Pour les réseaux de renseignement leurs compétence technique a été d’une très grande importance, même s’il est impossible de l’évaluer précisément par des critères objectifs :  » Tous les transmetteurs et tous les historiens de l’Armée de terre et du renseignement français sous l’Occupation s’accordent pour dire et pour écrire que Romon, Leschi, Labat et les autres transmetteurs des services techniques ont mené des actions très importantes et très utiles à la Résistance.

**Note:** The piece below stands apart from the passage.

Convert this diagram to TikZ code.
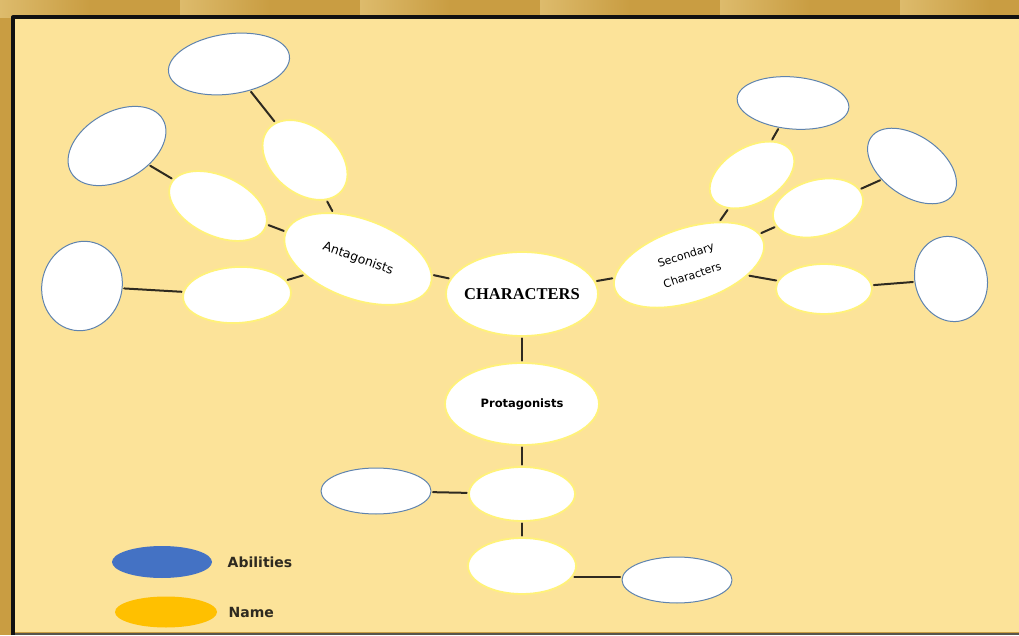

Mais qui peut juger de leur efficacité ? Comment les évaluer ? Les services britanniques, principaux destinataires des résultats des actions de renseignement menées par les transmetteurs résistants, ont publié leurs éloges ; ils leur ont fait attribuer des médailles (…) Mais comme ils refusent d’ouvrir leurs archives aux chercheurs, nous ne savons pas ce qu’ils reconnaissent et récompensent ainsi. »

Une terrible répression

Les premières arrestations des transmetteurs résistants et membres du réseau Alliance eurent lieu de juin à septembre 1943. Avec Marien Leschi furent arrêtés les principaux cadres du SRST en juillet et octobre 1943, puis en janvier 1944. Avec Gabriel Romon, furent arrêtés les principaux cadres du GCR du 12 au 14 décembre 1943. Les arrestations de Paul Labat, d’André Mesnier et de nombreux autres résistants du GCR et du « Groupe Romon » du réseau Alliance eurent lieu de décembre 1943 à mars 1944.

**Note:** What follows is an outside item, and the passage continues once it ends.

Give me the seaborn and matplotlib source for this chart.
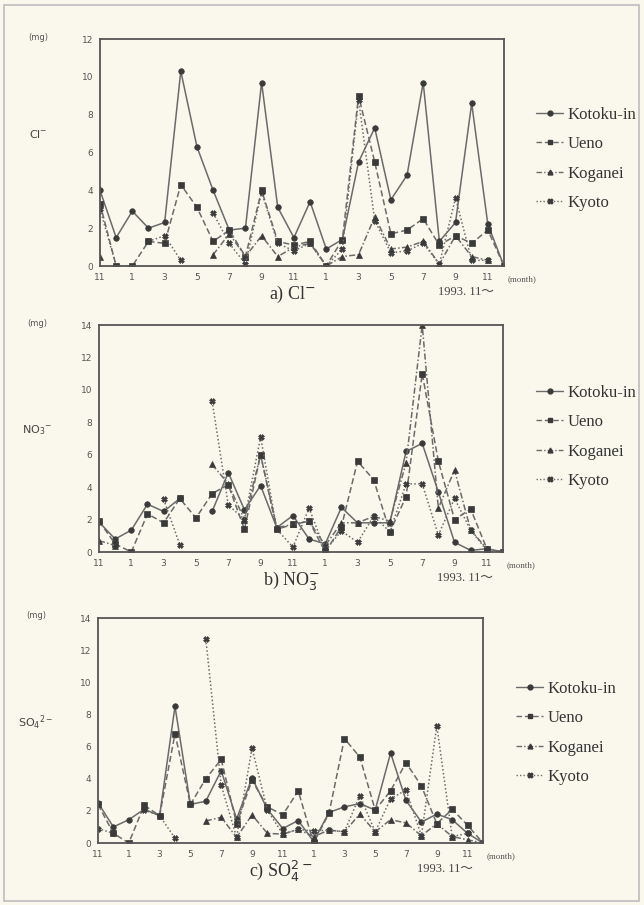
import numpy as np
import pandas as pd
import matplotlib
matplotlib.use('Agg')
import matplotlib.pyplot as plt
import seaborn as sns
from matplotlib.lines import Line2D
from matplotlib.patches import Rectangle

nan = np.nan

# months from 1993.11 to 1995.12, one point per month
months = list(range(26))
tick_labels = ['11', '1', '3', '5', '7', '9', '11', '1', '3', '5', '7', '9', '11']
sites = ['Kotoku-in', 'Ueno', 'Koganei', 'Kyoto']

# a) Cl-
cl_kotoku = [4.0, 1.5, 2.9, 2.0, 2.3, 10.3, 6.3, 4.0, 1.9, 2.0, 9.7, 3.1, 1.5, 3.4, 0.9, 1.4, 5.5, 7.3, 3.5, 4.8, 9.7, 1.3, 2.3, 8.6, 2.2, 0.0]
cl_ueno = [3.3, 0.0, 0.0, 1.3, 1.2, 4.3, 3.1, 1.3, 1.9, 0.5, 4.0, 1.3, 1.1, 1.3, 0.0, 1.4, 9.0, 5.5, 1.7, 1.9, 2.5, 1.1, 1.6, 1.2, 1.9, 0.0]
cl_koganei = [0.5, nan, nan, nan, nan, nan, nan, 0.6, 1.7, 0.5, 1.6, 0.5, 1.0, 1.2, 0.0, 0.5, 0.6, 2.6, 0.9, 1.0, 1.3, 0.1, 1.6, 0.5, 0.3, nan]
cl_kyoto = [3.0, 0.0, nan, 1.3, 1.6, 0.3, nan, 2.8, 1.2, 0.1, 3.9, 1.2, 0.8, 1.2, 0.0, 0.9, 8.8, 2.4, 0.7, 0.8, 1.2, 0.1, 3.6, 0.3, 0.3, nan]

# b) NO3-
no3_kotoku = [1.85, 0.8, 1.35, 2.95, 2.5, 3.3, nan, 2.5, 4.9, 2.6, 4.1, 1.5, 2.25, 0.8, 0.5, 2.75, 1.8, 1.8, 1.8, 6.2, 6.7, 3.7, 0.6, 0.1, 0.2, 0.0]
no3_ueno = [1.9, 0.5, 0.0, 2.35, 1.8, 3.3, 2.1, 3.6, 4.15, 1.4, 6.0, 1.4, 1.7, 1.9, 0.0, 1.55, 5.6, 4.45, 1.25, 3.4, 11.0, 5.6, 2.0, 2.65, 0.2, 0.0]
no3_koganei = [0.7, 0.4, nan, nan, nan, nan, nan, 5.4, 4.2, 2.0, 6.0, 1.5, 1.7, 1.9, 0.4, 1.8, 1.8, 2.2, 1.9, 5.5, 14.0, 2.7, 5.05, 1.35, 0.2, 0.0]
no3_kyoto = [nan, nan, nan, nan, 3.25, 0.45, nan, 9.3, 2.9, 2.0, 7.1, 1.4, 0.3, 2.7, 0.1, 1.3, 0.6, 2.2, 1.25, 4.2, 4.2, 1.05, 3.3, 1.35, 0.1, nan]

# c) SO4 2-
so4_kotoku = [2.5, 1.0, 1.45, 2.1, 1.7, 8.5, 2.4, 2.6, 4.5, 1.5, 4.05, 2.1, 0.9, 1.4, 0.1, 1.9, 2.25, 2.45, 2.05, 5.6, 2.65, 1.3, 1.8, 1.45, 0.6, 0.0]
so4_ueno = [2.4, 0.6, 0.0, 2.35, 1.7, 6.8, 2.4, 4.0, 5.2, 1.2, 3.9, 2.25, 1.75, 3.25, 0.0, 1.85, 6.5, 5.35, 2.05, 3.25, 5.0, 3.55, 1.2, 2.1, 1.1, 0.0]
so4_koganei = [nan, nan, nan, nan, nan, nan, nan, 1.37, 1.6, 0.35, 1.75, 0.6, 0.55, 0.85, 0.4, 0.8, 0.7, 1.8, 0.7, 1.45, 1.25, 0.45, 1.2, 0.4, 0.2, 0.0]
so4_kyoto = [0.9, 0.6, nan, 2.05, 1.7, 0.3, nan, 12.7, 3.6, 0.35, 5.9, 2.05, 0.55, 0.85, 0.75, 0.8, 0.7, 2.95, 0.7, 2.75, 3.3, 0.45, 7.3, 0.4, 0.6, nan]

bg = '#faf8ec'
ink = '#3a3a3a'
line_c = '#6a6a6a'

sns.set_theme(style='white')
plt.rcParams['font.family'] = ['DejaVu Sans']
serif = ['Liberation Serif', 'DejaVu Serif', 'Noto Sans CJK JP']

markers = {'Kotoku-in': 'o', 'Ueno': 's', 'Koganei': '^', 'Kyoto': 'X'}
dashes = {'Kotoku-in': '', 'Ueno': (4, 2), 'Koganei': (4, 1.5, 1, 1.5), 'Kyoto': (1, 1.5)}


def long_form(series):
    rows = []
    for site, vals in zip(sites, series):
        seg = 0
        gap = True
        for i, v in zip(months, vals):
            if np.isnan(v):
                gap = True
                continue
            if gap:
                seg += 1
                gap = False
            rows.append((site, site + str(seg), i, v))
    return pd.DataFrame(rows, columns=['site', 'seg', 'month', 'mg'])


fig = plt.figure(figsize=(6.44, 9.05), dpi=100, facecolor=bg)
fig.patches.append(Rectangle((0.006, 0.004), 0.986, 0.99, transform=fig.transFigure,
                             fill=False, ec='#bdbdbd', lw=1.2))

W, H = 644.0, 905.0
panels = [
    dict(data=[cl_kotoku, cl_ueno, cl_koganei, cl_kyoto], box=(100, 504, 39, 266), ymax=12,
         ion='Cl$^{-}$', ion_v=7.0, cap='a) Cl$^{-}$', leg_y=159, leg_x=528),
    dict(data=[no3_kotoku, no3_ueno, no3_koganei, no3_kyoto], box=(99, 503, 325, 552), ymax=14,
         ion='NO$_3$$^{-}$', ion_v=7.5, cap='b) NO$_3^{-}$', leg_y=437, leg_x=528),
    dict(data=[so4_kotoku, so4_ueno, so4_koganei, so4_kyoto], box=(98, 483, 618, 843), ymax=14,
         ion='SO$_4$$^{2-}$', ion_v=7.5, cap='c) SO$_4^{2-}$', leg_y=733, leg_x=508),
]

for p in panels:
    l, r, t, b = p['box']
    ax = fig.add_axes([l / W, 1 - b / H, (r - l) / W, (b - t) / H])
    ax.set_facecolor(bg)
    df = long_form(p['data'])
    sns.lineplot(data=df, x='month', y='mg', style='site', units='seg', estimator=None,
                 markers=markers, dashes=dashes, color=line_c, linewidth=1.1,
                 markersize=4, markeredgecolor=ink, markerfacecolor=ink,
                 markeredgewidth=0.5, legend=False, ax=ax)
    ax.set_xlim(0, 25)
    ax.set_ylim(0, p['ymax'])
    ax.set_xticks(months)
    ax.set_xticklabels([tick_labels[i // 2] if i % 2 == 0 else '' for i in months])
    ax.set_yticks(range(0, p['ymax'] + 1, 2))
    ax.tick_params(direction='in', length=3, width=0.8, color='#777', labelsize=6.5,
                   labelcolor='#555', pad=5)
    ax.set_xlabel('')
    ax.set_ylabel('')
    for s in ax.spines.values():
        s.set_color('#555')
        s.set_linewidth(1.3)

    # side labels
    fig.text((l - 62) / W, 1 - (t - 2) / H, '(mg)', fontsize=6, color='#555', ha='center', va='center')
    ion_y = t + (b - t) * (1 - p['ion_v'] / p['ymax'])
    fig.text((l - 62) / W, 1 - ion_y / H, p['ion'], fontsize=8, color='#444', ha='center', va='center')
    fig.text((r + 4) / W, 1 - (b + 13) / H, '(month)', fontsize=6.5, color='#555',
             family=serif, ha='left', va='center')
    fig.text(((l + r) / 2 - 10) / W, 1 - (b + 28) / H, p['cap'], fontsize=13, color='#333',
             family=serif, ha='center', va='center')
    fig.text((r - 38) / W, 1 - (b + 26) / H, '1993. 11\u301c', fontsize=9, color='#444',
             family=serif, ha='center', va='center')

    handles = [Line2D([], [], color=line_c, lw=1.0, dashes=dashes[s] if dashes[s] else (None, None),
                      marker=markers[s], ms=3.5, mfc=ink, mec=ink) for s in sites]
    fig.legend(handles, sites, loc='center left',
               bbox_to_anchor=(p['leg_x'] / W, 1 - p['leg_y'] / H),
               frameon=False, prop={'family': serif, 'size': 12}, labelcolor='#333',
               handlelength=1.6, handletextpad=0.3, labelspacing=0.8, borderpad=0)

fig.savefig('out.png', dpi=100, facecolor=bg)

Gabriel Romon a été arrêté par la Gestapo, condamné à mort par le tribunal de guerre du Troisième Reich et fusillé à Heilbronn avec 23 autres membres du réseau Alliance, le 21 août 1944 ; il avait 39 ans. Arrêté par la police française, qui l’a livré aux Allemands, Paul Labat a été déporté au camp de Schirmek et massacrés par les SS au Struthof avec 106 autres membres du réseau Alliance, dans la nuit du 1er au 2 septembre 1944 ; il avait 44 ans. Arrêté par la Gestapo, André Mesnier a été déporté à Dachau puis au commando d’Allach où il est mort de faim et d’épuisement le 20 décembre 1944 ; il avait 42 ans. Arrêté par la Gestapo, Marien Leschi a été déporté à Dora, d’où il a été libéré en mai 1945

Une plaque mémorielle de la Résistance des transmissions a été posée à l’Hôtel national des Invalides, 9 novembre 1947. Elle porte les noms de 52 résistants et de quatre résistantes. Depuis le 27 septembre 1997, elle se trouve dans la salle d’honneur du huitième régiment de Transmissions, à la forteresse du Mont Valérien.

L’importance de l’héritage technique et institutionnel

Une réorganisation en profondeur des PTT a été opérée sous l’Occupation qui, dans ses grandes lignes, a perduré après le régime de Vichy. Ce sont les services techniques des transmissions qui ont directement participé à la création du Centre national d’études des télécommunications en mai 1944 (CNET). Le décret de création du CNET, signé par Pierre Laval de 4 mai 1944, est purement et simplement validé par De Gaulle le 29 janvier 1945, avec des attendus faisant très explicitement référence à l’œuvre entreprise par le régime de Vichy en la matière et en assumant entièrement l’héritage.  » Les actions secrètes de résistance menées par les transmetteurs de la SMET ont donc bien facilité le redéploiement de la technologie des télécommunications française la Libération« . Par la suite, les PTT ont repris la maîtrise de l’ensemble des recherches menées au CNET, qui est alors devenu le très important centre de recherche et développement de l’opérateur national France Télécom. D’autres institutions créées par l’Etat français ont été maintenues la Libération : c’est le cas de l’Ecole d’application des transmissions, et aussi du GCR de Gabriel Romon, très explicitement est très officiellement reconduit par le gouvernement du général De Gaulle. Edmond Combaux a fini sa carrière comme inspecteur général des Transmissions, et Marien Leschi comme général des Transmissions et directeur général adjoint de la Radio Télévision française (RTF).